3. Forward Guidance and Outlook

  • Credit Quality Improvement: Continued positive trends expected in credit quality, supporting lower provisioning needs.
  • Insurance Momentum: Anticipated ongoing growth in internet insurance as consumer behavior shifts towards digital services.
  • AI Initiatives: Expectation of compounding benefits from AI across business functions, enhancing decision-making and operational efficiencies.
  • Long-term Strategy: YRD aims to evolve into an AI-native multi-industry operating platform, diversifying revenue streams.

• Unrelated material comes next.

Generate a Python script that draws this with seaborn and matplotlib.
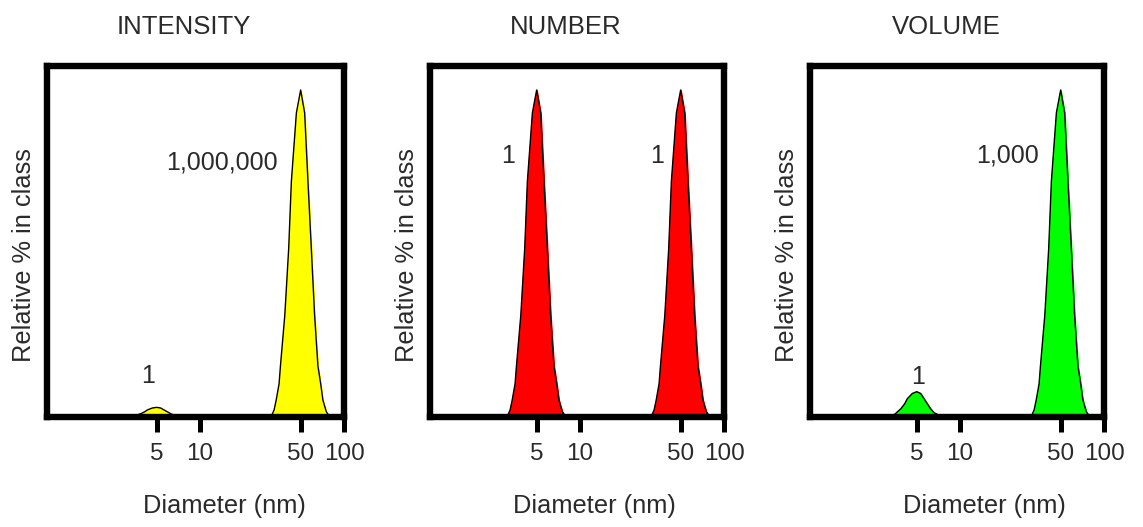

4. Bad News, Challenges, or Points of Concern

  • Revenue Decline: Significant year-over-year revenue drop of 41% raises concerns about the sustainability of current business models.
  • High Provisions: While provisions have decreased, they remain elevated compared to prior periods, indicating ongoing credit risk.
  • Market Pressures: The insurance brokerage sector faces continued pressure from traditional commission models despite growth in digital distribution.
  • Investment Risks: The company is heavily investing in AI and startups, which may pose risks if these initiatives do not yield expected returns.

5. Notable Q&A Insights

  • No Q&A session was held during this earnings call, limiting direct engagement with analysts or investors regarding specific concerns or clarifications.

Overall, Yiren Digital is navigating a transformative period with a focus on AI integration and diversification, showing signs of recovery in credit solutions and growth in insurance. However, challenges remain with revenue declines and elevated credit provisions that warrant close monitoring.